Si fuera una simple frase uno pudiera sonreír, creer que se trata de un absurdo o hasta pensar que es un eslogan lanzado en medio de una circunstancia de apremio.
Pero no. Resulta una oración demasiado seria, soltada en distintos escenarios, a veces con aires de altivez. «No es el momento oportuno», dicen ellos y, de modo ex profeso o casual, convierten cinco palabras en un intento por frenar el pensamiento o, peor aún, la acción.
Al final pasa a ser una peligrosa postura que se aleja de la transparencia, se emparenta con la coerción y choca con el célebre cambio de mentalidad del que tanto hemos hablado.
A los periodistas, específicamente, nos han disparado decenas de veces esa prescripción, sobre todo cuando hemos abordado temas polémicos o cuando señalamos lunares que, en la lógica obtusa de ciertas personas, «dañan la imagen».

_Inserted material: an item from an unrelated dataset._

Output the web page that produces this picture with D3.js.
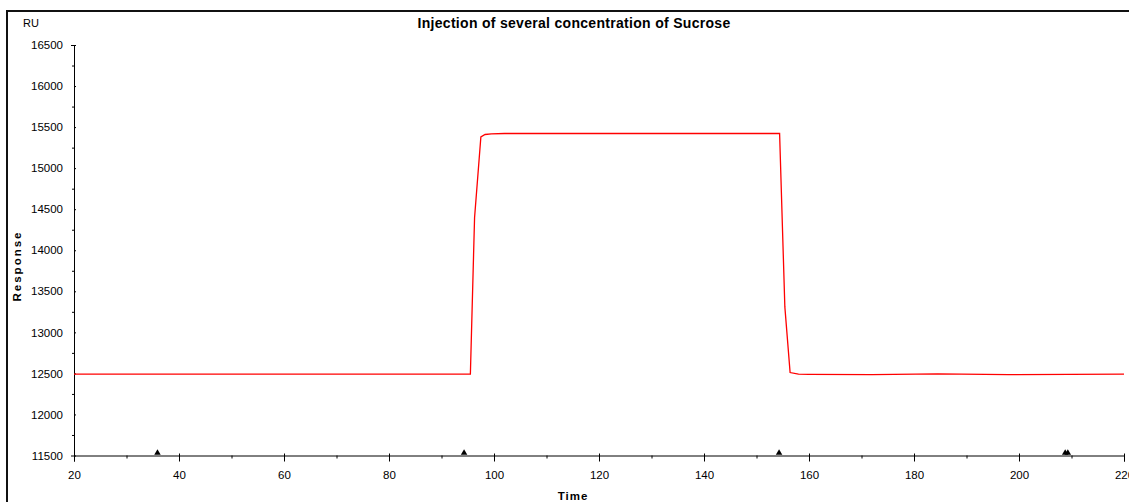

Digo más: hemos sufrido, incluso, del «momento oportuno» como pretexto para escondernos realidades que punzan y afectan, para ocultarnos información o escamotearnos datos antes del trabajo periodístico.
Por supuesto que unos pocos asuntos merecen esperar «el instante» para su tratamiento público y que algunos problemas deben manejarse sin premura, después de un examen riguroso. Ya lo señaló con claridad nuestro Apóstol de la independencia, José Martí Pérez, un día antes de caer gloriosamente en combate: «...porque hay cosas que para lograrlas han de andar ocultas, y de proclamarse en lo que son, levantarían dificultades demasiado recias para alcanzar sobre ellas el fin».
Pero ese razonamiento martiano debería aplicarse a lo verdaderamente excepcional y no a todos los contextos, como pretenden inducir esos personajes que ven fantasmas, perjuicios y enemigos por doquier.
Por cierto, un buen día tendremos que escribirle un reportaje crítico (o varios) al famoso «enemigo», porque mencionándolo a diestra y a siniestra hemos callado verdades como templos o nos ha atravesado por la mitad la espada del momento inoportuno.
Nunca olvidaré que con esa justificación del adversario determinados funcionarios han pretendido silenciar problemas de sectores sagrados como Educación y Salud Pública, como si no fuesen imperfectos y perfectibles, o como si tapando manchas le hiciéramos algún favor a la sociedad.
Claro, el síndrome de la «oportunidad» se ha irradiado a otras esferas del diarismo. Habita en la conducta de aquellos que se acostumbraron a las apariencias por encima de las realidades, a la alabanza diaria y a la loa sin medida. Pervive en el comportamiento del que se refugia en el abrigo de la oportunidad para terminar siendo un caluroso oportunista.
¿Cuántas veces, antes de una reunión o de una visita, se escuchó la advertencia de que no era el instante oportuno para plantear viejos problemas? ¿En cuántas ocasiones se esgrimió el «contexto peligroso» para no criticar algo que andaba francamente mal?
En cualquier caso, nada será peor que hacer silencio, en espera del momento, y que este, como ha pasado tantas veces, nunca llegue.